━━━━━ Raw data

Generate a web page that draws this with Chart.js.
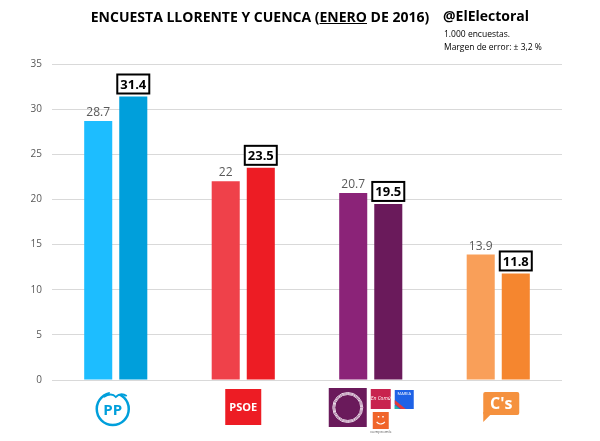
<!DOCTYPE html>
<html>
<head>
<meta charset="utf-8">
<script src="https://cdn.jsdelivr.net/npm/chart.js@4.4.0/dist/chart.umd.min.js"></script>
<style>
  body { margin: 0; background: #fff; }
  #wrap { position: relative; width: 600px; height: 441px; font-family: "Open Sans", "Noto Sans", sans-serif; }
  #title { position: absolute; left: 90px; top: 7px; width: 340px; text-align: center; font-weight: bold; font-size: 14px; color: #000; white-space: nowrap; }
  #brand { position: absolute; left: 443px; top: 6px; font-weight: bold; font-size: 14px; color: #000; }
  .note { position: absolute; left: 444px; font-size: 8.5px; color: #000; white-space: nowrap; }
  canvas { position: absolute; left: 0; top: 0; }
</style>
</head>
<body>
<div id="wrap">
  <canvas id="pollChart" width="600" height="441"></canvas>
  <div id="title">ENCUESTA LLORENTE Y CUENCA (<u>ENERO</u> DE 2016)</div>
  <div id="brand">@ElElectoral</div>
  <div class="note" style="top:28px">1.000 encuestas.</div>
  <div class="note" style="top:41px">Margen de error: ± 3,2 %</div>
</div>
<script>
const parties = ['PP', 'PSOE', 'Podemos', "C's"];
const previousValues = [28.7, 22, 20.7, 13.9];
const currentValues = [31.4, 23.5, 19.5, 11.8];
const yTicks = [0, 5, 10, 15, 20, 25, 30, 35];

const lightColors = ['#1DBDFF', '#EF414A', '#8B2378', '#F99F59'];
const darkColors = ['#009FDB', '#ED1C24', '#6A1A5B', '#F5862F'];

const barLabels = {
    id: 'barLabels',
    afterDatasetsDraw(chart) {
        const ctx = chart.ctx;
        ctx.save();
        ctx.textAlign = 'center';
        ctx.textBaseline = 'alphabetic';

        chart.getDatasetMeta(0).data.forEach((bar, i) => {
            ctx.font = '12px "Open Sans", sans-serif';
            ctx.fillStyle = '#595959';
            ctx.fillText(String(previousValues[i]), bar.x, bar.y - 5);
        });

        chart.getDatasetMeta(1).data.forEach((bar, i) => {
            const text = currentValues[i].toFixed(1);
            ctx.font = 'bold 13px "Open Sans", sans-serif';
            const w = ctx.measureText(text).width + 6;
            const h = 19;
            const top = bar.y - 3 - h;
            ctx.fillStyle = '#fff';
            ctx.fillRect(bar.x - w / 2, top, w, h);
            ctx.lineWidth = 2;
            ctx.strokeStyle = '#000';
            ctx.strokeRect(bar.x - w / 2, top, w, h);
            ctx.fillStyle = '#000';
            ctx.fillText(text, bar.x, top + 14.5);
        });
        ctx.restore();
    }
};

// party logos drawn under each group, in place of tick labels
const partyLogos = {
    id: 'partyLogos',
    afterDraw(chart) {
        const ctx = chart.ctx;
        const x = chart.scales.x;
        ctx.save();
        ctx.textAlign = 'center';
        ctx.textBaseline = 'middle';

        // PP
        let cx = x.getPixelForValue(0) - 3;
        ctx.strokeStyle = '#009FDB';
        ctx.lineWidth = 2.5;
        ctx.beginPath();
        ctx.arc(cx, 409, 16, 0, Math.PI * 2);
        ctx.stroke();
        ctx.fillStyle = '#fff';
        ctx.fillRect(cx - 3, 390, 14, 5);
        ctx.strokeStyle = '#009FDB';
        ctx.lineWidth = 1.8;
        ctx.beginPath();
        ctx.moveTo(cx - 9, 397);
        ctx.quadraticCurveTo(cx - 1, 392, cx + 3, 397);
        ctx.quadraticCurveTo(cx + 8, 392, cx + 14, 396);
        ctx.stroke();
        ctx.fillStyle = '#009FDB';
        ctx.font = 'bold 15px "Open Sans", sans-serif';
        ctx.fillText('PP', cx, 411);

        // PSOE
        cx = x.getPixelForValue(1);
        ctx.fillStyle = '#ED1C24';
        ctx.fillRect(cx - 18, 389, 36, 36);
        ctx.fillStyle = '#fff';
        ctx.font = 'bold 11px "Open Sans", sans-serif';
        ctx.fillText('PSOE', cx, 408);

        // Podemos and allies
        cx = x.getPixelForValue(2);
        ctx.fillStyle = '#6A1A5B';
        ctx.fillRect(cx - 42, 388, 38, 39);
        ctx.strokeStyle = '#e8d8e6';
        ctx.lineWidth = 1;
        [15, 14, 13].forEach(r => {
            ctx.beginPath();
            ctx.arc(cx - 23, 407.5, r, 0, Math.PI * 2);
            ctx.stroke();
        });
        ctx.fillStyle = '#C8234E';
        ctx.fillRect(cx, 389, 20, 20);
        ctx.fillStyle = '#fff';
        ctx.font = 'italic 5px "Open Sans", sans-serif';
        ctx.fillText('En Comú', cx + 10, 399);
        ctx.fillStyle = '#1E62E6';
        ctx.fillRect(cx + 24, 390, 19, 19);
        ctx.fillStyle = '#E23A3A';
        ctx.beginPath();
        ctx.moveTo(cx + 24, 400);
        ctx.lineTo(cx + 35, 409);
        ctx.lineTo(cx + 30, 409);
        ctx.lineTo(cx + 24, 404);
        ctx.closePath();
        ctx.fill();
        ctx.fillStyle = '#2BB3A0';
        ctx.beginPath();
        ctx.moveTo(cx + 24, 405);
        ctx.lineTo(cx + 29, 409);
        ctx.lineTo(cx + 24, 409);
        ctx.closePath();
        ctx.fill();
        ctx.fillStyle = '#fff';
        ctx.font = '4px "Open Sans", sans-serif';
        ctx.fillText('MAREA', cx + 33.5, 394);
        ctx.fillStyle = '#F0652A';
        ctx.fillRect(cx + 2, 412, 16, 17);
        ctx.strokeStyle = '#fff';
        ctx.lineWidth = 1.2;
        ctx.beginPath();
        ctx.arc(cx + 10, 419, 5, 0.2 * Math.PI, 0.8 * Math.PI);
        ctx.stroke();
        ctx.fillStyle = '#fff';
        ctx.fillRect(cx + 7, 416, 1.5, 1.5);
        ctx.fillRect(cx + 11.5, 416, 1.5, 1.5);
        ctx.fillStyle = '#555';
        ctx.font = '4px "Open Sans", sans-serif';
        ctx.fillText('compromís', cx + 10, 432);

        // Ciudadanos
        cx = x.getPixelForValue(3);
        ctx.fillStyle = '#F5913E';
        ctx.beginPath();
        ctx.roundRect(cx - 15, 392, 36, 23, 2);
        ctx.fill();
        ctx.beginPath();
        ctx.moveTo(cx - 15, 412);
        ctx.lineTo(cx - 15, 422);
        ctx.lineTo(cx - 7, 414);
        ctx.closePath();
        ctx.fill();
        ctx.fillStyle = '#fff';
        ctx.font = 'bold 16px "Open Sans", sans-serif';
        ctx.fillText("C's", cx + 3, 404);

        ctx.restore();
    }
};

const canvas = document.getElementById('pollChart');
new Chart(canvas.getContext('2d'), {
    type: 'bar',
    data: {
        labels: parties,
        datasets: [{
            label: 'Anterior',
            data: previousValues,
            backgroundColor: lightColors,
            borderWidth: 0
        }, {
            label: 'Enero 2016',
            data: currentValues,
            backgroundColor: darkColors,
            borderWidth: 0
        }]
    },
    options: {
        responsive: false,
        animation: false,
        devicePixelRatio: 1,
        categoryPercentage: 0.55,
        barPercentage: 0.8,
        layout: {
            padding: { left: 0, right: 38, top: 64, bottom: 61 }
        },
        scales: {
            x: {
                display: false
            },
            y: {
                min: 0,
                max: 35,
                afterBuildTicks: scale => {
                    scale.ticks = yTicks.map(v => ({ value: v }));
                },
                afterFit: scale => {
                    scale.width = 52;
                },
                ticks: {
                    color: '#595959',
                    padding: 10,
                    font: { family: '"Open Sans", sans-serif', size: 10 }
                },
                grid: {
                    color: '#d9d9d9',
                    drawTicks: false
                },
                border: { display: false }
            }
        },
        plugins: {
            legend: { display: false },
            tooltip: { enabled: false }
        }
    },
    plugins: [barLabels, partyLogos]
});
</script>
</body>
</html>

━━━━━━━━━━

§ **Aim**:
Each line from the top of the material through the line containing "ctx.textBaseline = 'alphabetic';" should be reproduced exactly; please drop any images.

§ **Correct answer**:
Generate a web page that draws this with Chart.js.
<!DOCTYPE html>
<html>
<head>
<meta charset="utf-8">
<script src="https://cdn.jsdelivr.net/npm/chart.js@4.4.0/dist/chart.umd.min.js"></script>
<style>
  body { margin: 0; background: #fff; }
  #wrap { position: relative; width: 600px; height: 441px; font-family: "Open Sans", "Noto Sans", sans-serif; }
  #title { position: absolute; left: 90px; top: 7px; width: 340px; text-align: center; font-weight: bold; font-size: 14px; color: #000; white-space: nowrap; }
  #brand { position: absolute; left: 443px; top: 6px; font-weight: bold; font-size: 14px; color: #000; }
  .note { position: absolute; left: 444px; font-size: 8.5px; color: #000; white-space: nowrap; }
  canvas { position: absolute; left: 0; top: 0; }
</style>
</head>
<body>
<div id="wrap">
  <canvas id="pollChart" width="600" height="441"></canvas>
  <div id="title">ENCUESTA LLORENTE Y CUENCA (<u>ENERO</u> DE 2016)</div>
  <div id="brand">@ElElectoral</div>
  <div class="note" style="top:28px">1.000 encuestas.</div>
  <div class="note" style="top:41px">Margen de error: ± 3,2 %</div>
</div>
<script>
const parties = ['PP', 'PSOE', 'Podemos', "C's"];
const previousValues = [28.7, 22, 20.7, 13.9];
const currentValues = [31.4, 23.5, 19.5, 11.8];
const yTicks = [0, 5, 10, 15, 20, 25, 30, 35];

const lightColors = ['#1DBDFF', '#EF414A', '#8B2378', '#F99F59'];
const darkColors = ['#009FDB', '#ED1C24', '#6A1A5B', '#F5862F'];

const barLabels = {
    id: 'barLabels',
    afterDatasetsDraw(chart) {
        const ctx = chart.ctx;
        ctx.save();
        ctx.textAlign = 'center';
        ctx.textBaseline = 'alphabetic';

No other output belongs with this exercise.